Aim
Give an exact copy of every line, leaving images out.

Given data
※

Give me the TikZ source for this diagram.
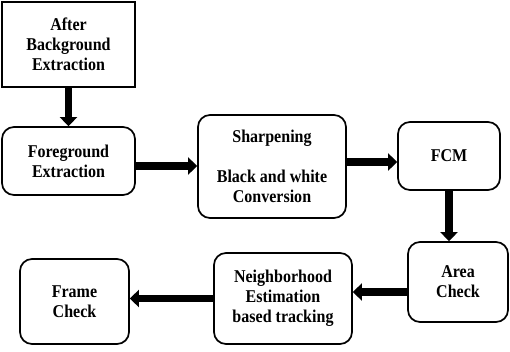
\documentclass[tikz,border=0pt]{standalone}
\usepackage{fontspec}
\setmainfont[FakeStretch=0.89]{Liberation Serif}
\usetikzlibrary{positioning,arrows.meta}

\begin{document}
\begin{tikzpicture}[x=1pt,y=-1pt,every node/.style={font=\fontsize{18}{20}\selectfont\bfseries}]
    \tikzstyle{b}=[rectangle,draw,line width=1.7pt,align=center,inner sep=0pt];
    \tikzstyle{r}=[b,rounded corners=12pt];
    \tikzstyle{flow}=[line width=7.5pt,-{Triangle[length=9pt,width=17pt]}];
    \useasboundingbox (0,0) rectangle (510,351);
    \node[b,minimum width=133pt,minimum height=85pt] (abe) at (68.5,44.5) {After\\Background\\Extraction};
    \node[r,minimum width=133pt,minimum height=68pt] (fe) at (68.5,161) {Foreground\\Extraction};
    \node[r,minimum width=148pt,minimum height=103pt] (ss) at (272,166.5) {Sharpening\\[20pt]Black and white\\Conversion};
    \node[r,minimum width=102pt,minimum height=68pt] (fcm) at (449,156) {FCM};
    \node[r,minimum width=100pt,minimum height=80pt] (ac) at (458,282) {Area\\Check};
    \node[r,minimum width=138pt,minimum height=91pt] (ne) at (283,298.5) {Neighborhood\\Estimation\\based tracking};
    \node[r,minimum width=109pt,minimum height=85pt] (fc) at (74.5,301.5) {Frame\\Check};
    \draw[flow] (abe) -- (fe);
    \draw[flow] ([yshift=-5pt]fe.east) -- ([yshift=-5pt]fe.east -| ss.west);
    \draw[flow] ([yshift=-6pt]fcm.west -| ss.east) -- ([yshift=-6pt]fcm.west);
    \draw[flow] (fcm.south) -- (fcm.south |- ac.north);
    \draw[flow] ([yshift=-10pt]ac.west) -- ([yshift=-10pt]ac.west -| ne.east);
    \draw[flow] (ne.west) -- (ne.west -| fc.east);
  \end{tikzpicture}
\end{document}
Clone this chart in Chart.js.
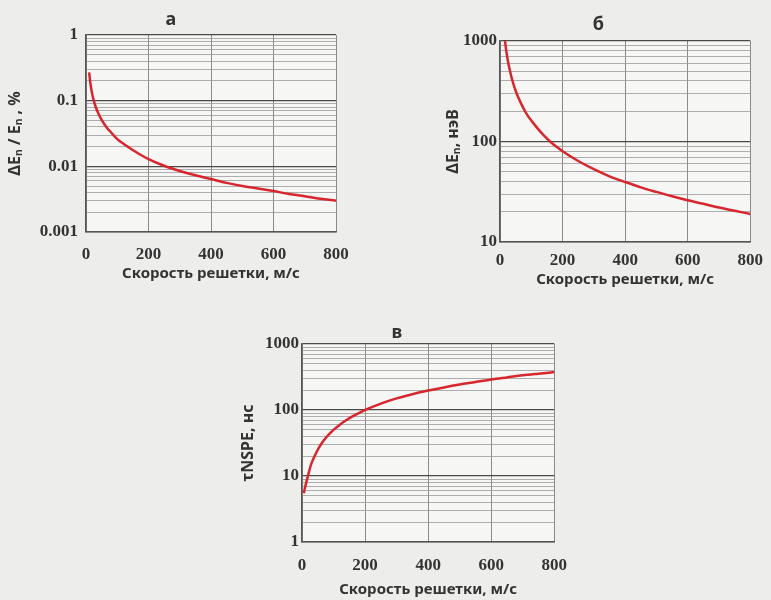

※

Written answer
Give me the TikZ source for this diagram.
\documentclass[tikz,border=0pt]{standalone}
\usepackage{fontspec}
\setmainfont[FakeStretch=0.89]{Liberation Serif}
\usetikzlibrary{positioning,arrows.meta}

\begin{document}
\begin{tikzpicture}[x=1pt,y=-1pt,every node/.style={font=\fontsize{18}{20}\selectfont\bfseries}]
    \tikzstyle{b}=[rectangle,draw,line width=1.7pt,align=center,inner sep=0pt];
    \tikzstyle{r}=[b,rounded corners=12pt];
    \tikzstyle{flow}=[line width=7.5pt,-{Triangle[length=9pt,width=17pt]}];
    \useasboundingbox (0,0) rectangle (510,351);
    \node[b,minimum width=133pt,minimum height=85pt] (abe) at (68.5,44.5) {After\\Background\\Extraction};
    \node[r,minimum width=133pt,minimum height=68pt] (fe) at (68.5,161) {Foreground\\Extraction};
    \node[r,minimum width=148pt,minimum height=103pt] (ss) at (272,166.5) {Sharpening\\[20pt]Black and white\\Conversion};
    \node[r,minimum width=102pt,minimum height=68pt] (fcm) at (449,156) {FCM};
    \node[r,minimum width=100pt,minimum height=80pt] (ac) at (458,282) {Area\\Check};
    \node[r,minimum width=138pt,minimum height=91pt] (ne) at (283,298.5) {Neighborhood\\Estimation\\based tracking};
    \node[r,minimum width=109pt,minimum height=85pt] (fc) at (74.5,301.5) {Frame\\Check};
    \draw[flow] (abe) -- (fe);
    \draw[flow] ([yshift=-5pt]fe.east) -- ([yshift=-5pt]fe.east -| ss.west);
    \draw[flow] ([yshift=-6pt]fcm.west -| ss.east) -- ([yshift=-6pt]fcm.west);
    \draw[flow] (fcm.south) -- (fcm.south |- ac.north);
    \draw[flow] ([yshift=-10pt]ac.west) -- ([yshift=-10pt]ac.west -| ne.east);
    \draw[flow] (ne.west) -- (ne.west -| fc.east);
  \end{tikzpicture}
\end{document}
Clone this chart in Chart.js.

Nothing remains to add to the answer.